My Massage Modalities
Swedish massage is now known as “traditional” massage. Swedish massage includes long gliding strokes, kneading, friction, tapping, and shaking motions. It is effective for most ailments, because massaging the skin, the body’s largest organ, sets up a chain reaction that produces a positive effect on all layers and systems of the body. It affects the nerves, muscles, glands, and circulation, and promotes health and well being.
One of the most commonly taught and well-known massage techniques, Swedish massage is a vigorous system of treatment designed to energize the body by stimulating circulation. Five basic strokes, all flowing toward the heart, are used to manipulate the soft tissues of the body. Therapists use a combination of kneading, rolling, vibrational, percussive and tapping movements with the application of oil to reduce friction on the skin. The many benefits of Swedish massage may include generalized relaxation, dissolution of scar tissue adhesions, and improved circulation, which may speed healing and reduce swelling from injury.
Deep Tissue Massage is designed to reach the deep portions of thick muscles, specifically the individual muscle fibers. Using deep muscle compression and friction along the grain of the muscle, its purpose is to unstick the fibers of the muscles and release both toxins and deeply held patterns of tension.

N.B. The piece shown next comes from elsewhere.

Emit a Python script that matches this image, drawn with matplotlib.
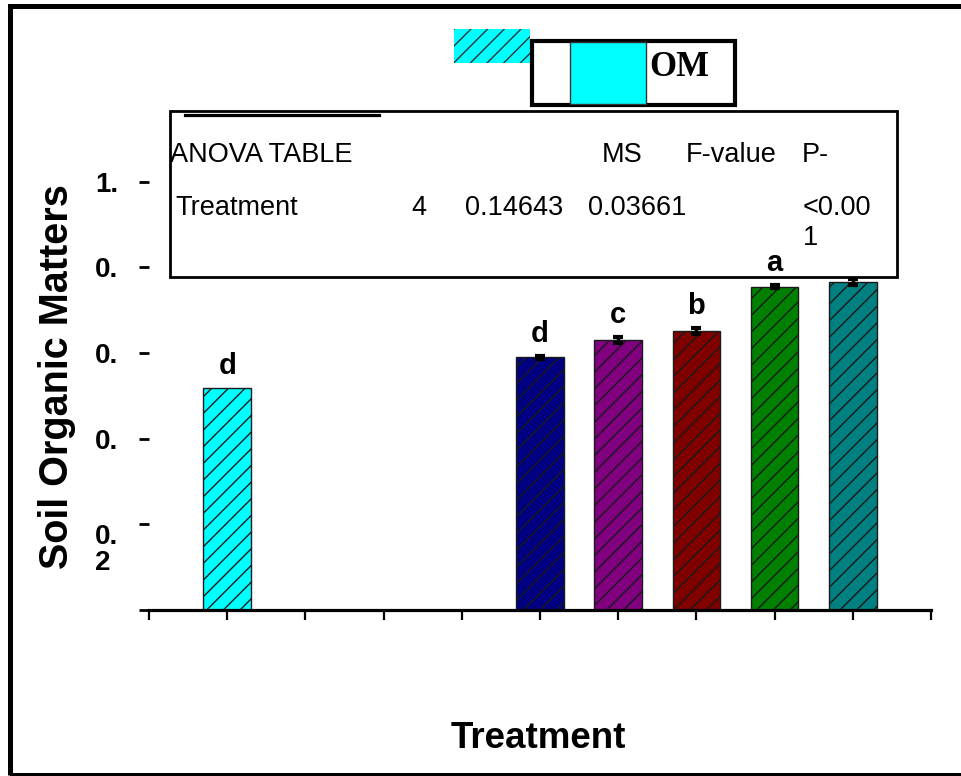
import matplotlib
matplotlib.use("Agg")
import matplotlib.pyplot as plt
from matplotlib.patches import Rectangle
from matplotlib.lines import Line2D

# ---- data ----
slots = [1, 5, 6, 7, 8, 9]                      # treatment positions along the x axis
values = [0.518, 0.590, 0.630, 0.652, 0.755, 0.767]
errors = [0.0, 0.004, 0.007, 0.007, 0.004, 0.007]
letters = ["d", "d", "c", "b", "a", ""]
colors = ["#00FFFF", "#000080", "#800080", "#800000", "#008000", "#008080"]

ytick_values = [0.0, 0.2, 0.4, 0.6, 0.8, 1.0]
ytick_labels = ["", "0.\n2", "0.", "0.", "0.", "1."]
xtick_values = list(range(0, 11))

anova_header = ["ANOVA TABLE", "MS", "F-value", "P-"]
anova_row = ["Treatment", "4", "0.14643", "0.03661", "<0.00\n1"]

W, H = 961, 776
SANS = "Liberation Sans"


def fx(px):
    return px / W


def fy(py):
    return 1 - py / H


fig = plt.figure(figsize=(W / 100, H / 100), dpi=100)
fig.patch.set_facecolor("white")

ax = fig.add_axes([fx(149), fy(610), fx(931) - fx(149), fy(139) - fy(610)])
ax.set_xlim(0, 10)
ax.set_ylim(0, 1.1)
ax.set_facecolor("none")
for s in ("top", "right", "left"):
    ax.spines[s].set_visible(False)
ax.spines["bottom"].set_linewidth(2.3)

ax.set_xticks(xtick_values)
ax.set_xticklabels([""] * len(xtick_values))
ax.tick_params(axis="x", direction="out", length=7, width=1.6, color="black")

ax.set_yticks(ytick_values)
ax.set_yticklabels(ytick_labels, fontsize=20, fontweight="bold", family=SANS)
ax.tick_params(axis="y", direction="out", length=7, width=2, pad=15, color="black")
for lab in ax.get_yticklabels():
    if "\n" in lab.get_text():
        lab.set_verticalalignment("top")
        lab.set_multialignment("left")
        lab.set_linespacing(1.0)

# bars
ax.bar(slots, values, width=0.61, color=colors, edgecolor="#1a1a1a",
       linewidth=1.0, hatch="//", zorder=2)

# error bars (only where a spread is given)
ex = [s for s, e in zip(slots, errors) if e > 0]
ev = [v for v, e in zip(values, errors) if e > 0]
ee = [e for e in errors if e > 0]
ax.errorbar(ex, ev, yerr=ee, fmt="none", ecolor="black", elinewidth=2.5,
            capsize=3.5, capthick=3, zorder=3)

# significance letters
for s, v, e, t in zip(slots, values, errors, letters):
    if t:
        ax.annotate(t, (s, v + e), xytext=(0, 10), textcoords="offset points",
                    ha="center", va="baseline", fontsize=21, fontweight="bold",
                    family=SANS, zorder=7, annotation_clip=False)

# ANOVA table box
box = Rectangle((fx(170), fy(277)), fx(897) - fx(170), fy(111) - fy(277),
                transform=fig.transFigure, facecolor="white", edgecolor="black",
                linewidth=2.0, zorder=4, clip_on=False)
ax.add_patch(box)
ax.add_line(Line2D([fx(185), fx(379)], [fy(115), fy(115)], transform=fig.transFigure,
                   color="black", linewidth=2.3, zorder=5, clip_on=False))

header_x = [170, 602, 686, 802]
for px, t in zip(header_x, anova_header):
    ax.text(fx(px), fy(155), t, transform=fig.transFigure, ha="left", va="center",
            fontsize=19.5, family=SANS, zorder=6, clip_on=False)

row_x = [175, 411, 465, 588, 803]
for px, t in zip(row_x, anova_row):
    if "\n" in t:
        # the split p-value starts on the same line as the others
        ax.text(fx(px), fy(195), t, transform=fig.transFigure, ha="left", va="top",
                fontsize=19.5, family=SANS, zorder=6, clip_on=False, linespacing=1.2)
    else:
        ax.text(fx(px), fy(208), t, transform=fig.transFigure, ha="left", va="center",
                fontsize=19.5, family=SANS, zorder=6, clip_on=False)

# axis titles
fig.text(fx(538), fy(738), "Treatment", ha="center", va="center",
         fontsize=26.5, fontweight="bold", family=SANS)
fig.text(fx(57), fy(377), "Soil Organic Matters", ha="center", va="center",
         rotation=90, fontsize=28.5, fontweight="bold", family=SANS)

# legend pieces at the top
fig.patches.append(Rectangle((fx(454), fy(63)), fx(530) - fx(454), fy(29) - fy(63),
                             transform=fig.transFigure, facecolor="#00FFFF",
                             edgecolor="#333333", linewidth=0, hatch="//"))
fig.patches.append(Rectangle((fx(532), fy(105)), fx(735) - fx(532), fy(41) - fy(105),
                             transform=fig.transFigure, facecolor="white",
                             edgecolor="black", linewidth=3.0))
fig.patches.append(Rectangle((fx(570), fy(104)), fx(646) - fx(570), fy(42) - fy(104),
                             transform=fig.transFigure, facecolor="#00FFFF",
                             edgecolor="#333333", linewidth=1.0))
fig.text(fx(649), fy(67), "OM", ha="left", va="center", fontsize=25,
         fontweight="bold", family="Liberation Serif")

# outer frame
fig.patches.append(Rectangle((fx(9.5), fy(774.5)), 1.2, fy(6) - fy(774.5),
                             transform=fig.transFigure, facecolor="none",
                             edgecolor="black", linewidth=3.6))

fig.savefig("out.png", dpi=100)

Performing medical massage requires a firm background in pathology and utilizes specific treatments appropriate to working with disease, pain, and recovery from injury. The therapist may work from a physician’s prescription or as an adjunct healer.
Release Therapy – All muscles, arteries, bones, organs, etc. are held together by a saran wrap kind of tissue called fascia. Myofascial Release works by the manipulation of the fascia that connects and surrounds muscles. Because the fascia is body-wide, a tension or trauma in one part of the body can affect another part. The fascia responds to the trained touch to release the adverse effects of inflammation, tensions and trauma.
Shiatsu, the most widely known form of acupressure, literally means “finger pressure”. Shiatsu uses rhythmic pressure specific points along the body’s meridians by using the fingers, hands, elbows, knees, and sometimes feet to unblock and stimulate the flow of energy. A session my also include gentle stretching and range-of-motions manipulations. Shiatsu is used to treat pain, relax the body, and to maintain general health.
This special form of massage is typically used before, during, and after athletic events to prepare the athlete for peak performance, to drain away fatigue, to relieve swelling, to reduce muscle tension, to promote flexibility and to prevent injuries. Depending on the needs of the athlete, a variety of techniques are used.
Trigger point therapy is also known as Myotherapy or Neuromuscular Therapy and applies concentrated finger pressure to “trigger points” (painful irritated areas in muscles) to break cycles of spasm and pain. It appears that most muscular pains have a trigger point that causes the muscle to go into spasms. Trigger Point Therapy involves placing pressure on that trigger point so that the muscle can relax and the pain can be lessened. Pressure is generally applied with fingers, knuckles, and elbows. The basic idea is that the trigger point which is the source of the pain is not always where the patient feels the pain. The trigger point could be several inches away from the place where they feel the discomfort or pain.
Massage is one of the oldest forms of healthcare that has become very popular over the last twenty years. Although all massage therapists use their skills to manipulate soft tissue structures such as skin, muscles, tendons, ligaments and fascia (connective tissue), many massage therapists specialize in a wide variety of forms of therapeutic massage.
Massage can help you support general health and well-being or facilitate the healing process of some injuries, such as muscle tears or sprains. Massage can increase circulation, promote relaxation, reduce stress, and reduce pain and stiffness associated with muscle soreness or tension, and increase range of motion. A massage therapist cannot diagnose, prescribe treatment, or cure disease or injury.
Although massage therapy cannot cure the following conditions, it may reduce pain or stiffness associated with tension headache, temporomandibular joint dysfunction, poor posture or scoliosis, and repetitive stress injuries to muscles and tendons (tennis elbow, mild or chronic tendonitis). People who have had joint replacement surgery may benefit from relief or muscle tension.
The techniques used by massage therapists include applying pressure and manipulating muscles with the hands, forearms, and elbows. Many forms also use gentle stretches and movements of the body to enhance the massage session.
Swedish/relaxation, deep tissue/trigger point, and some forms of sports massage use an application of oil or lotion to the skin.